Esta semana, mientras acompañaba a mi sobrina de seis años en una de sus clases virtuales, me transporté a mi niñez y recordé la época escolar.
Como una invitación a escribir este texto mi mamá me muestra un álbum donde algunas fotos de antaño revelaban algo más que mi infancia: a algunas amistades que perduran a pesar de los años, otras que no, los inevitables cambios de la edad y muchas hermosas vivencias.
Mientras recordaba lo que sentía por haber vivido una niñez feliz, ocupada, sociable y tranquila, pensaba en las niñas y niños de hoy, unos se adaptan a la virtualidad y tantos otros sin acceso a ella.
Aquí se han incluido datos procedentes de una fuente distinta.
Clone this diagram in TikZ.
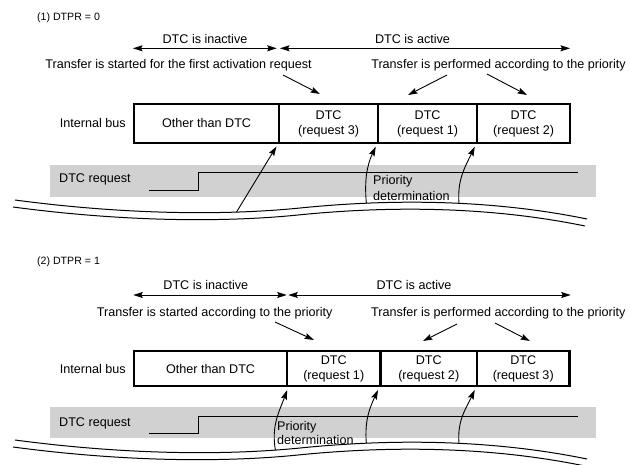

Es triste hablar de conectividad, red pública o internet gratuito en un país donde aún no llega el agua potable ni la electricidad a ciertos territorios.
Es lamentable que muchos de ellos hayan perdido el año lectivo porque el Estado aún no garantiza eso ni genera equidad, y peor, que esas niñas y niños no puedan desarrollar todo su potencial ni se sienten plenos.
En algún momento de la vida cuando el covid19 sea historia mirarán el retrovisor y sentirán que falta una pieza al interior de su rompecabezas, pues a pesar de su especial forma de adaptarse en su interior añoran el regreso presencial a clases.
Conversando sobre el tema con una amiga psicóloga expresaba que “nuestra niñez se está perdiendo de la oportunidad de aprender a relacionarse y de resolver conflictos pues necesitan a sus iguales para jugar y aprender a compartir, con la penosa posibilidad de que en el futuro desaten problemas de ansiedad, depresión u otros temas emocionales a causa de la excesiva conectividad y el constante confinamiento”.
Lo que terminaría de ponerlos en un bucle por la precaria atención que recibe la salud mental en Colombia.
Esto también pasará, solo resta cuidarnos, arroparnos de esperanza y con las dificultades que haya brindarles lo mejor a ellos y a los que están por nacer.
Reflexionemos ¿qué país le dejaremos a nuestra niñez, qué niñez le dejamos al país?.